SHORT EXERCISE:
Everything from the line containing "Recreate this image" through the line containing "yerr = np.array([means" must be written out exactly, and nothing more; leave any pictures out.
>> BEGIN
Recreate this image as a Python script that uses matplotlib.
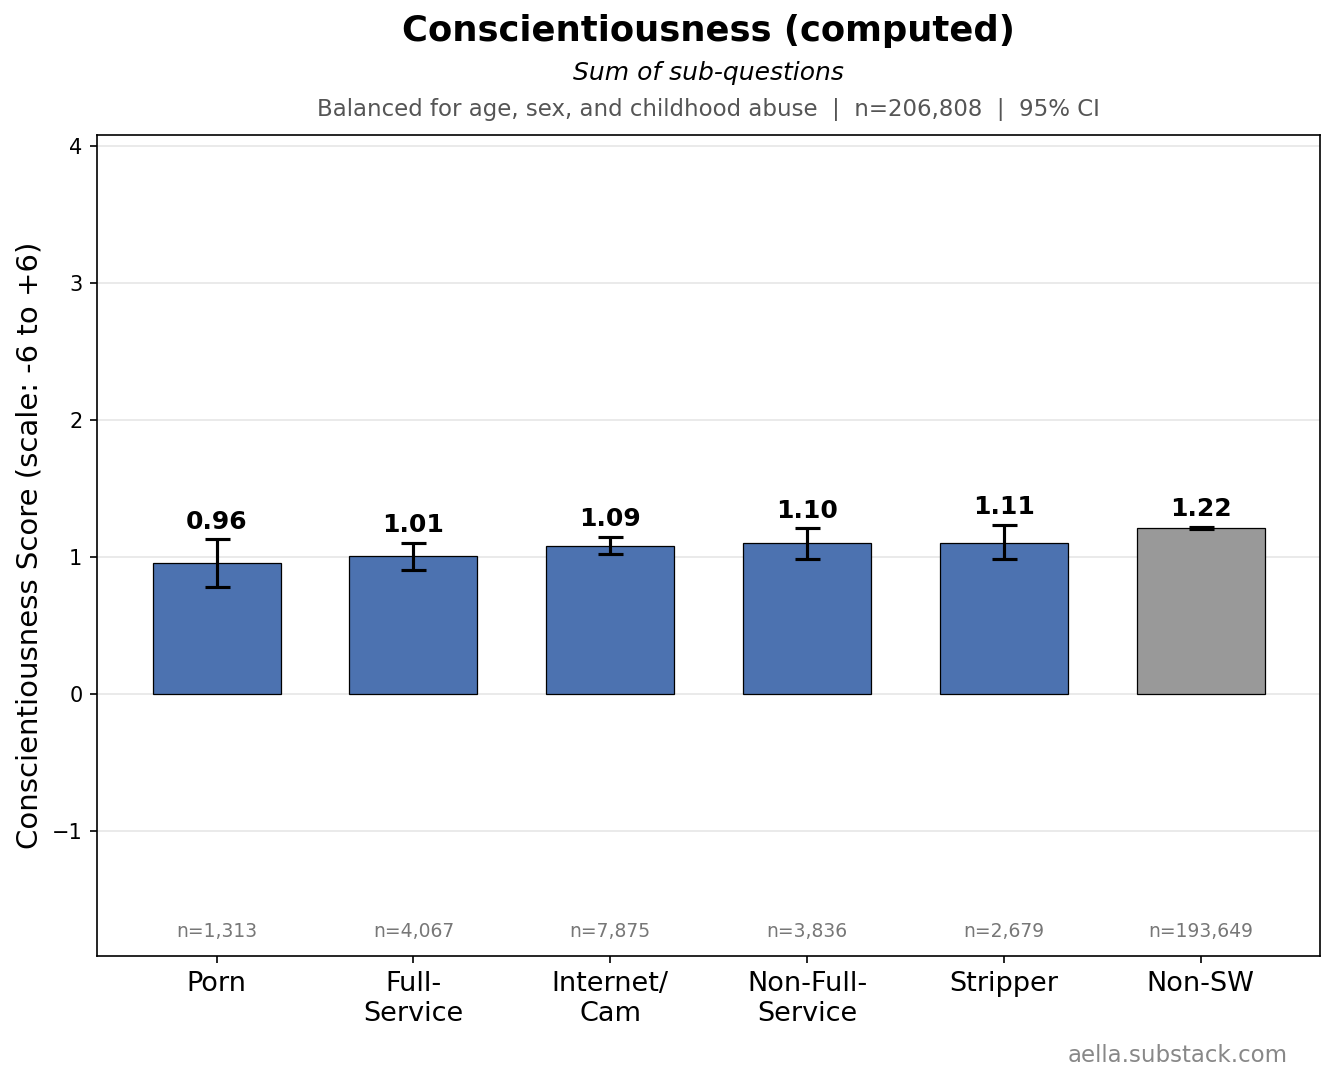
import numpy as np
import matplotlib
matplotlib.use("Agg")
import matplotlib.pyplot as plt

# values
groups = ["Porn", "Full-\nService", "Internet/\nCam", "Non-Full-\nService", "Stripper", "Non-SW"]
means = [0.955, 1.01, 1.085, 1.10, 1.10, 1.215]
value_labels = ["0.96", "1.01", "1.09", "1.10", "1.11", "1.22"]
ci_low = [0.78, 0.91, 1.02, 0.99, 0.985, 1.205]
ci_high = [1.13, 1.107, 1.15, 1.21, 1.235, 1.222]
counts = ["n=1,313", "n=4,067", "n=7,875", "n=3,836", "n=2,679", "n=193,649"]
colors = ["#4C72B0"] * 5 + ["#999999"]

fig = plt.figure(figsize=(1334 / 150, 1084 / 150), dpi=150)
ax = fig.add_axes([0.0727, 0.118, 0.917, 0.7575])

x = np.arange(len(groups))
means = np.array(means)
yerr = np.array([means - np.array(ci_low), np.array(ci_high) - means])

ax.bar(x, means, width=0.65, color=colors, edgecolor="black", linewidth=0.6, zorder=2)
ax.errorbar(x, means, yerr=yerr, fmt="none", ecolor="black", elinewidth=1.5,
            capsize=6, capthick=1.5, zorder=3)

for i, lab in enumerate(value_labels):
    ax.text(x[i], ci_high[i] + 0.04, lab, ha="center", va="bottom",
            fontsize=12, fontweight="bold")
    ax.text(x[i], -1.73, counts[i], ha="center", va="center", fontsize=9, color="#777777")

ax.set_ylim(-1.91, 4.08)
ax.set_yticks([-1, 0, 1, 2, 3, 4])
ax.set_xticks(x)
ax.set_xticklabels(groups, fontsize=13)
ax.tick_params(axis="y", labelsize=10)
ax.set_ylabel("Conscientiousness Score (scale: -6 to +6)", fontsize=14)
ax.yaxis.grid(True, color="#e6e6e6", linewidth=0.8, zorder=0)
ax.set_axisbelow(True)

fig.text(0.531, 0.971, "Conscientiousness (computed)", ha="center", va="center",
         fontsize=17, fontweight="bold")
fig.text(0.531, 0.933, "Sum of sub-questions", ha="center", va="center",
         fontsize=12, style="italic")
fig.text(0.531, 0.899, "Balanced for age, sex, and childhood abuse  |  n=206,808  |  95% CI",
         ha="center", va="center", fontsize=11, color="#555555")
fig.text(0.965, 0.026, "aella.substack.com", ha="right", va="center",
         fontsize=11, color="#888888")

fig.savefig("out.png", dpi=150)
>> END
>> BEGIN
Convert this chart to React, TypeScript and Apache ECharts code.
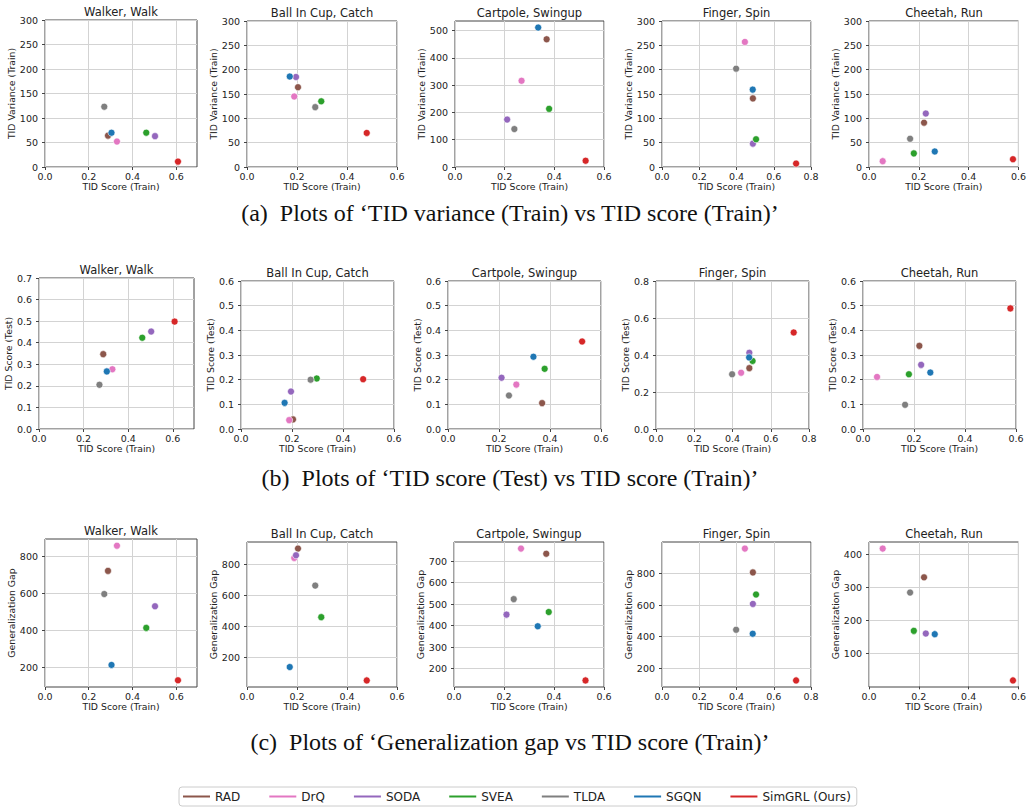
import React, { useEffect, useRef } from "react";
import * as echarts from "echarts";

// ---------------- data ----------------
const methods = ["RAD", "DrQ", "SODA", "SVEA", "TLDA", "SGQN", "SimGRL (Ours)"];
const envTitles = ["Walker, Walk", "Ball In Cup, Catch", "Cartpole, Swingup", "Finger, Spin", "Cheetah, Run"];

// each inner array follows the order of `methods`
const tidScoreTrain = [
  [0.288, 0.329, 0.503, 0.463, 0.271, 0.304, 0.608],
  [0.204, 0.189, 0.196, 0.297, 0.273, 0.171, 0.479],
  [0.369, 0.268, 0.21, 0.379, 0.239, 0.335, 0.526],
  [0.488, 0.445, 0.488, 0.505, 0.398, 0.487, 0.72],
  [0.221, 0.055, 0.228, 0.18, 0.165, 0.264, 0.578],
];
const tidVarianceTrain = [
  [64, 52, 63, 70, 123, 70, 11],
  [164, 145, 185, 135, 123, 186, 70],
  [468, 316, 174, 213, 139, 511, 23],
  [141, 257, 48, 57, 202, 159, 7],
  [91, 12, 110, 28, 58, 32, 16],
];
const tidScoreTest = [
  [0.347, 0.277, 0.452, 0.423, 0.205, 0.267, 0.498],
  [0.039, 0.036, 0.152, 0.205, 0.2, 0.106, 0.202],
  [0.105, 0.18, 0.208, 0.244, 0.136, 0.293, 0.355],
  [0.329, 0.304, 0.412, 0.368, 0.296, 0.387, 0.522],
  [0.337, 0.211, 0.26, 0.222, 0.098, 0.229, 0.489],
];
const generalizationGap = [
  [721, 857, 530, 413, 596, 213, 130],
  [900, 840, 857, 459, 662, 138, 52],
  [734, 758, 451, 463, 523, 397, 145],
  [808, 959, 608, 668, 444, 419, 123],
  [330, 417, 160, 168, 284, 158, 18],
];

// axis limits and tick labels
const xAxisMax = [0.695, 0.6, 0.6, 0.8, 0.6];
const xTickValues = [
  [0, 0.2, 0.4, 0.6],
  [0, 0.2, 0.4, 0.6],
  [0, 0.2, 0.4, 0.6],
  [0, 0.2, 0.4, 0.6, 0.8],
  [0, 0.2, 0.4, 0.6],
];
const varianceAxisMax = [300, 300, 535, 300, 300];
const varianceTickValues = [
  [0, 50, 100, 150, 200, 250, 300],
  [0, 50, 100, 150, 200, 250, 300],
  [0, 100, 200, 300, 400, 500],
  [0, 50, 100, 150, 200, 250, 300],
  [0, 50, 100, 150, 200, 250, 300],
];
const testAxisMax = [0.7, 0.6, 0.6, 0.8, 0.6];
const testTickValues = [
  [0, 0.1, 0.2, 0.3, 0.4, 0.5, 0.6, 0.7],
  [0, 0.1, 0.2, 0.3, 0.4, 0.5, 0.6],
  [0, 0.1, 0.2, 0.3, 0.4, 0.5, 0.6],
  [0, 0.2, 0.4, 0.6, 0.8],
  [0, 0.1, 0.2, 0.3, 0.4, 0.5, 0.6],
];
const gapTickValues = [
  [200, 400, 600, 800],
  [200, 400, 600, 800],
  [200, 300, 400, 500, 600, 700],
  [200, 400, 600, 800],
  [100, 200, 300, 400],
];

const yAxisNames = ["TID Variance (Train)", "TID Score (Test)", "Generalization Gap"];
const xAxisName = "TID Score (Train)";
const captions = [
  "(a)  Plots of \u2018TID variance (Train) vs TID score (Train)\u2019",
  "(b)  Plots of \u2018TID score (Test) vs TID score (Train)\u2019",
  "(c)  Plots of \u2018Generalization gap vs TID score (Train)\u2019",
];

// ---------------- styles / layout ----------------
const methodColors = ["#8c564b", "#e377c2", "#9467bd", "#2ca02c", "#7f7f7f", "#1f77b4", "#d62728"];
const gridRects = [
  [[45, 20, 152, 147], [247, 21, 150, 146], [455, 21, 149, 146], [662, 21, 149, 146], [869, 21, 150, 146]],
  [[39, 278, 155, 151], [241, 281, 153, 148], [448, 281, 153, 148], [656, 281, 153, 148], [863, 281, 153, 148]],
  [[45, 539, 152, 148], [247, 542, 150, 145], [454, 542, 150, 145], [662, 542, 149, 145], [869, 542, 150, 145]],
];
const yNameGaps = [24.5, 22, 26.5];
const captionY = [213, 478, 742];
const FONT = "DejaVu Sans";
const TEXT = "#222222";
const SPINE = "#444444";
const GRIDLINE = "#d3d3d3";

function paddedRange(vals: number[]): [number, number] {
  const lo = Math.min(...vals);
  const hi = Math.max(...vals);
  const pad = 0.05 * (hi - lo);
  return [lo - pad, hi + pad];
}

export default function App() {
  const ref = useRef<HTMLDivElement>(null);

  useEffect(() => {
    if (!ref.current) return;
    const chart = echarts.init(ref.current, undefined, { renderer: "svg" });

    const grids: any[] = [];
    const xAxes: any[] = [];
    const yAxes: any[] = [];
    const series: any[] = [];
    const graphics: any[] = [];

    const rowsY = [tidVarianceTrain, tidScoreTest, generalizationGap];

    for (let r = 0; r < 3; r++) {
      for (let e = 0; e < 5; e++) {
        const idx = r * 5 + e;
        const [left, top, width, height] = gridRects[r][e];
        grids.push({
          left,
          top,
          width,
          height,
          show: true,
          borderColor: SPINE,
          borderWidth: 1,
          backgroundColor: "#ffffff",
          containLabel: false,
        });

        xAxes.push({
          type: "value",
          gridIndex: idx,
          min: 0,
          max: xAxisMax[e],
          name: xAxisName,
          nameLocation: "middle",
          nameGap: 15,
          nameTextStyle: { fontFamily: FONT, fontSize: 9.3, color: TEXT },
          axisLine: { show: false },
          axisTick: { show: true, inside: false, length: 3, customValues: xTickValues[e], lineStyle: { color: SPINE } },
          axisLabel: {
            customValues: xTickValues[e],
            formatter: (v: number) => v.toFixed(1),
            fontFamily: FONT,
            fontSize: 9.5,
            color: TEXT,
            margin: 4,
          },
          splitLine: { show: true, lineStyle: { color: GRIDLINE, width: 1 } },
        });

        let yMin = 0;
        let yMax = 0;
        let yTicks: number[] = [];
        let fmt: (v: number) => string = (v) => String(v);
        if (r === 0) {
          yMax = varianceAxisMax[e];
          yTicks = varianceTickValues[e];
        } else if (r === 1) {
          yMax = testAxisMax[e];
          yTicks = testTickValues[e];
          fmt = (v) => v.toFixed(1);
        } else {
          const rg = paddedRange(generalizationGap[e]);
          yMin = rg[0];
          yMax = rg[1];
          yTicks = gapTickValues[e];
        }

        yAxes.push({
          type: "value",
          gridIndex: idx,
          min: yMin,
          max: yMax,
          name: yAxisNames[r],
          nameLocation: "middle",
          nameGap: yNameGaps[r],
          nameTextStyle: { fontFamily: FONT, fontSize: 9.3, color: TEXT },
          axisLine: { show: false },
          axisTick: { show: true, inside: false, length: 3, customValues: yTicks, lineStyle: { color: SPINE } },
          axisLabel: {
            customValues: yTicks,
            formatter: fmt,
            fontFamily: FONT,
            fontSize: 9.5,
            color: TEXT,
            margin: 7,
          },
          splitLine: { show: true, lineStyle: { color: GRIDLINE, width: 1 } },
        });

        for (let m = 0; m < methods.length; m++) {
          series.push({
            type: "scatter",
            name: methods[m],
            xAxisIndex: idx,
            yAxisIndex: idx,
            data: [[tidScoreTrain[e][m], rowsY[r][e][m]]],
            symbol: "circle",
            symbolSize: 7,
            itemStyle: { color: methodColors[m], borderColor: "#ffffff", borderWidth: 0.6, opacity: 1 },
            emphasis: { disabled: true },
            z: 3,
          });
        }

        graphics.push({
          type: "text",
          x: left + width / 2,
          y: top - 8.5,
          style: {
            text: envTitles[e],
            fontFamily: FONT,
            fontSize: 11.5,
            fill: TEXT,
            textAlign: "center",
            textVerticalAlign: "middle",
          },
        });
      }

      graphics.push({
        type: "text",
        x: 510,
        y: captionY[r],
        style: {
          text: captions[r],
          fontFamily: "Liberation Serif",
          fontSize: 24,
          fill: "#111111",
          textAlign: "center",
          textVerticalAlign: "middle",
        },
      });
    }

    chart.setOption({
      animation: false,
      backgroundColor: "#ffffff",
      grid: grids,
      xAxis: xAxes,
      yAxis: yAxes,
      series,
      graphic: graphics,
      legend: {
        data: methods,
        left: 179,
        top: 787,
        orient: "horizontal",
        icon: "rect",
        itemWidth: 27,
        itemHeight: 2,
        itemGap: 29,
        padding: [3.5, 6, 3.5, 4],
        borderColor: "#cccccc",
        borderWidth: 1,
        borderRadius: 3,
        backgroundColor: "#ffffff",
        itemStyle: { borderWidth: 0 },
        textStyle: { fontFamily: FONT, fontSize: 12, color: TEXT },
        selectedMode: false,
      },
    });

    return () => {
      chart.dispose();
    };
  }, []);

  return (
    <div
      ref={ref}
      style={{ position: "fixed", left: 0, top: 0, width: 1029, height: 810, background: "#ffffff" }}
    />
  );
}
>> END
>> BEGIN
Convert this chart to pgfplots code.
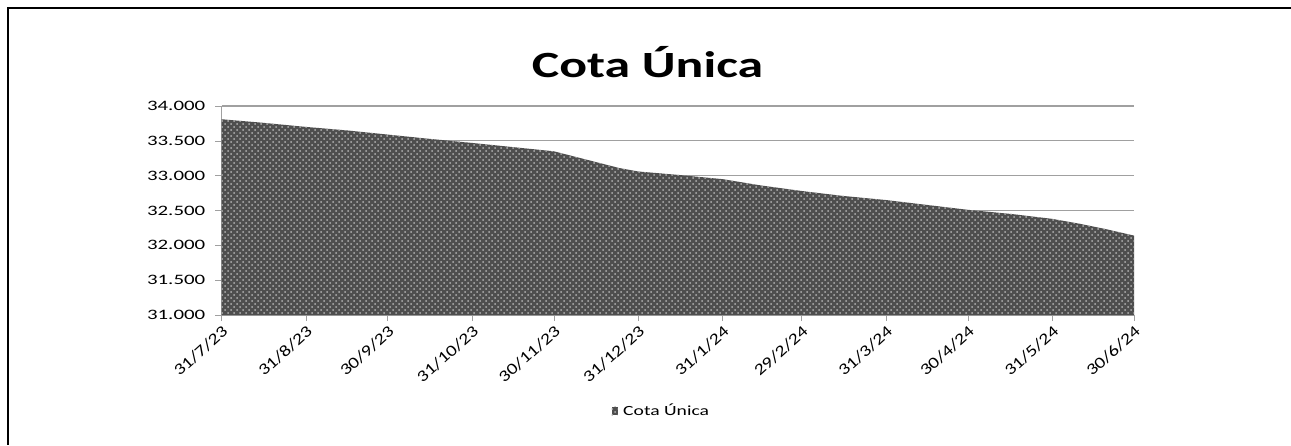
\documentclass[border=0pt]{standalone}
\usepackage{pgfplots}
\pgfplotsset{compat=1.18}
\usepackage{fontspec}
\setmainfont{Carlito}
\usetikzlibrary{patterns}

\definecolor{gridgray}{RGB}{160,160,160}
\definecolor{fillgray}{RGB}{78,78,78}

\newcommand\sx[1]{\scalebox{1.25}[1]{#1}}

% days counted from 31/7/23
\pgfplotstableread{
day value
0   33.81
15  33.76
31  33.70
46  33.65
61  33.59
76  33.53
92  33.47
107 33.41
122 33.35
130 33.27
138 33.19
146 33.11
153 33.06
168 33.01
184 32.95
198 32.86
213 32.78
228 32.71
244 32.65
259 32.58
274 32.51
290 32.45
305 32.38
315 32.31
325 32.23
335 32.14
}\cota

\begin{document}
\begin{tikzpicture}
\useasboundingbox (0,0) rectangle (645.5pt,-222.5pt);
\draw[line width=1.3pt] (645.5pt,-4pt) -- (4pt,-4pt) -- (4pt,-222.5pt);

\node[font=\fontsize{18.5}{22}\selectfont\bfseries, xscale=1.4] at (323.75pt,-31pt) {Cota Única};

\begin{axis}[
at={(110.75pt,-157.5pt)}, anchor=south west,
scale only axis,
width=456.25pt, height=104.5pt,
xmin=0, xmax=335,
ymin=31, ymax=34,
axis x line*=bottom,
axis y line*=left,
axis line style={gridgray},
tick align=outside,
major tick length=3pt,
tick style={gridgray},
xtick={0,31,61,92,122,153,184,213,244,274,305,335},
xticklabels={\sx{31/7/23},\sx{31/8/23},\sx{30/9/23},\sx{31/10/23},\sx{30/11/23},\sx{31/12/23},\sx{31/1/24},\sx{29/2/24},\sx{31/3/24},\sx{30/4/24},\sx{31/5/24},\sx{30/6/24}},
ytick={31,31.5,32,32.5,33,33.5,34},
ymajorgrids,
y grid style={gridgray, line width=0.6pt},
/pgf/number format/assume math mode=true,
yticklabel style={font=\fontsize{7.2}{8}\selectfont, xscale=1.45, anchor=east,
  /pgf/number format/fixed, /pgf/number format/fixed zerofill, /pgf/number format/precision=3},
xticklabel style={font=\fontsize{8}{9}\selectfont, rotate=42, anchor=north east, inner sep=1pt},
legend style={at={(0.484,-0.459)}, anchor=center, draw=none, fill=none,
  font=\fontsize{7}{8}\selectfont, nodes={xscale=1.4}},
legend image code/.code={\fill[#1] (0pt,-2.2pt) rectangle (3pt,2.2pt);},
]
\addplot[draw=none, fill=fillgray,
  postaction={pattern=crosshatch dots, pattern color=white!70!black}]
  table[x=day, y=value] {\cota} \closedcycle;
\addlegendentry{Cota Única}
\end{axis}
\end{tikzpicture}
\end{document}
>> END
FINISHED ANSWER:
Recreate this image as a Python script that uses matplotlib.
import numpy as np
import matplotlib
matplotlib.use("Agg")
import matplotlib.pyplot as plt

# values
groups = ["Porn", "Full-\nService", "Internet/\nCam", "Non-Full-\nService", "Stripper", "Non-SW"]
means = [0.955, 1.01, 1.085, 1.10, 1.10, 1.215]
value_labels = ["0.96", "1.01", "1.09", "1.10", "1.11", "1.22"]
ci_low = [0.78, 0.91, 1.02, 0.99, 0.985, 1.205]
ci_high = [1.13, 1.107, 1.15, 1.21, 1.235, 1.222]
counts = ["n=1,313", "n=4,067", "n=7,875", "n=3,836", "n=2,679", "n=193,649"]
colors = ["#4C72B0"] * 5 + ["#999999"]

fig = plt.figure(figsize=(1334 / 150, 1084 / 150), dpi=150)
ax = fig.add_axes([0.0727, 0.118, 0.917, 0.7575])

x = np.arange(len(groups))
means = np.array(means)
yerr = np.array([means - np.array(ci_low), np.array(ci_high) - means])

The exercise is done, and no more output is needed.